There are idols from the fourteenth century in Paduka of Dullu municipality. According to Swasthani, the legs (“pad”) of the Sati Devi fell here and due to that, the place is called Paduka.
Until a few decades ago, flames used to burn continuously in this area. But a flood in Panchakoshi in Dailekh has killed the flame.
There are no temples in the Paduka, but there are idols of Shiva, Bhairava, Gorakhnath, Buddha, Jain, Laxminaran, Ganesha, Machhindranath, Shivling etc. Because these idols are in the open, the sun and rain are damaging them day by day.
There is a tradition of offering khir to Shiva on the third Tuesday of May. Apart from that, locals conduct a special pooja on Bada Dashain as they offer the Bhairav a sacrifice.
There are old archives in the area dating back to Ashok Challa, an old Khas king.
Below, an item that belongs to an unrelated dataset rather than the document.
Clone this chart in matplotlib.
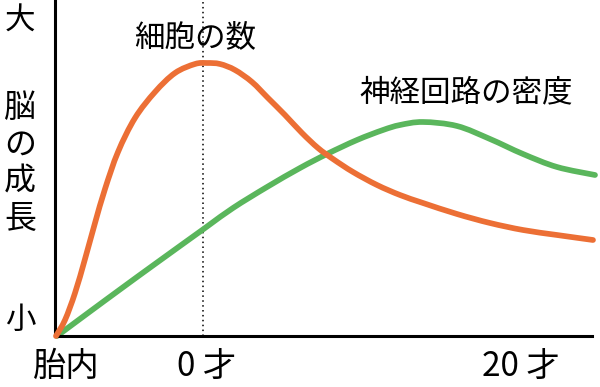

5. Sideshwar Mahadev, Tallo Dugeshwar
Sidheshwar Mahadev is connected with Karnali Highway located in Katuwal in Dugeshwar rural municipality.
Apart from the Sidheshwar Mahadev temple at the confluence of the Kanarali and Loher rivers in Panchakoshi in Dailekh, there are temples of various deities including Kalika Bhagwati, Ganeshji, Bhairav Kalashaini and Batuk Bhairav.
There is a tradition of lighting a lamp by bringing fire from Nabhisthan. There is a popular belief that if the lamp goes off, there will be unfortunate events such as drought, famine and starvation.